When an employer tells his worker that he does not recognise him as his employee, stressing that he is not dismissing the worker, the law regards this as "constructive dismissal" and the workers has the right to recourse to the Industrial Court for reinstatement or fair compensation.
 
What Musa has announced is the "constructive expulsion" of the 71 pupils who want to continue to be students of the original Damansara School, which is most unfair and punitive.
 
Last month, the top MCA national leadership had claimed that the Cabinet meeting of Feb. 21, 2001 had made  a decision which represented _a historic breakthrough for the future of Chinese education_.
 
Former MCA Cabinet Minister and MCA Director of Education Bureau, Dr. Ting Chew Peh said the Prime Minister, Datuk Seri Dr. Mahathir Mohamad  had at that Cabinet meeting directed the Education Ministry to implement as soon as possible the Barisan Nasional_s  1999 general election pledges to build new Chinese primary schools and relocate Chinese primary schools, and agreed to the building of more Chinese primary schools _according to need_.
 
If the Cabinet had made the "historic breakthrough for the future of Chinese education" in deciding that henceforth new Chinese primary schools would be built "according to need", then the Cabinet should start with the new formula of "One plus One"  instead of "One for One" by allowing for the retention and reopening of the original Damansara school in addition to the new Chinese primary school to be built within eight months in Tropicana, Petaling in Selangor.
 
If the Cabinet had decided on a "historic breakthrough for Chinese education", then there can be no justification for the expulsion of the 71 pupils who wanted to remain in the original Damansara Chinese primary school and these students should be immediately reinstated by the Education Ministry.
 
The three-month long controversy over the retention of the 70-year 35-classroom Damansara Chinese primary school seems insoluble with the MCA Ministers, led by the MCA President, Datuk Seri Dr.
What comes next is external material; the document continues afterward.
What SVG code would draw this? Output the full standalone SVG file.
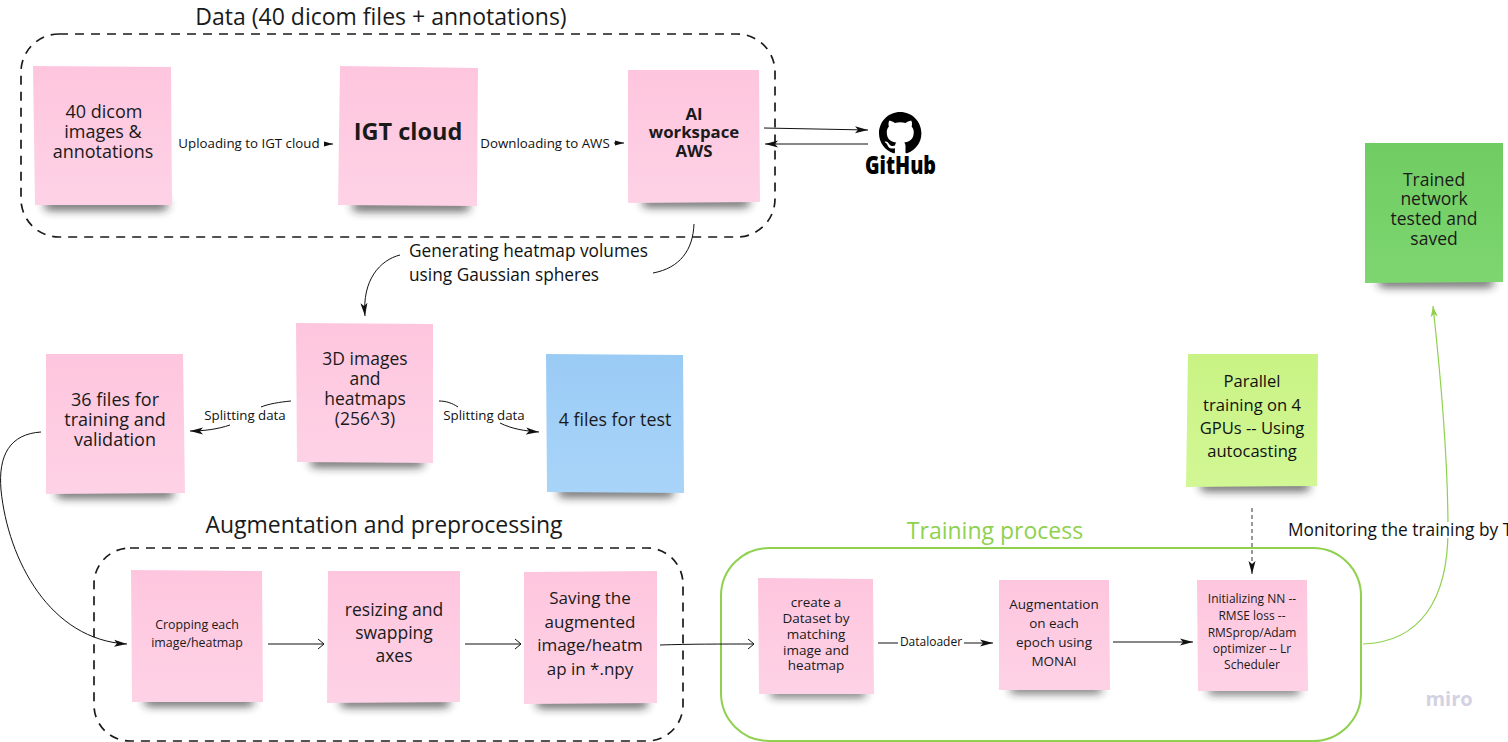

Ling Liong Sik  stubbornly refusing to heed the aspirations of the people when Malaysians, including Malays and other non-Chinese, have come forward to support the cause for the retention of the Damansara primary school.
 
Can the campaign and cause for the retention and re-opening of Damansara school succeed?
 
If there is a by-election in Selangor or in any other state in Peninsular Malaysia, the Damansara school would be resolved instantly to show that under special circumstances in Malaysia, even "iron trees can flower"!
 
The Damansara School controversy is not just about the retention and re-opening of the 75-year-old school as a community school for school-children in the vicinity, but about justice and fair play for mother-tongue education, making all Malaysians conscious that the time has come for rectify the decades of injustices and unfair Barisan Nasional treatment for mother-tongue education in the country.
 
The Damansara School controversy should be the catalyst for  a New Deal for Mother-tongue education in th Eighth Malaysia Plan which would be presented to Parliament next month for debate and adoption.
 
Although   there is no by-election in Peninsular Malaysia,  there is an impending state general election in Sarawak.
 
I call on Sarawakians to make A New Deal for Mother-Tongue Education in the Eighth Malaysia Plan a primary objective of the forthcoming Sarawak state general election, to ensure that Chinese mother-tongue education is given its rightful place in the mainstream of the national education policy and system the 21st century.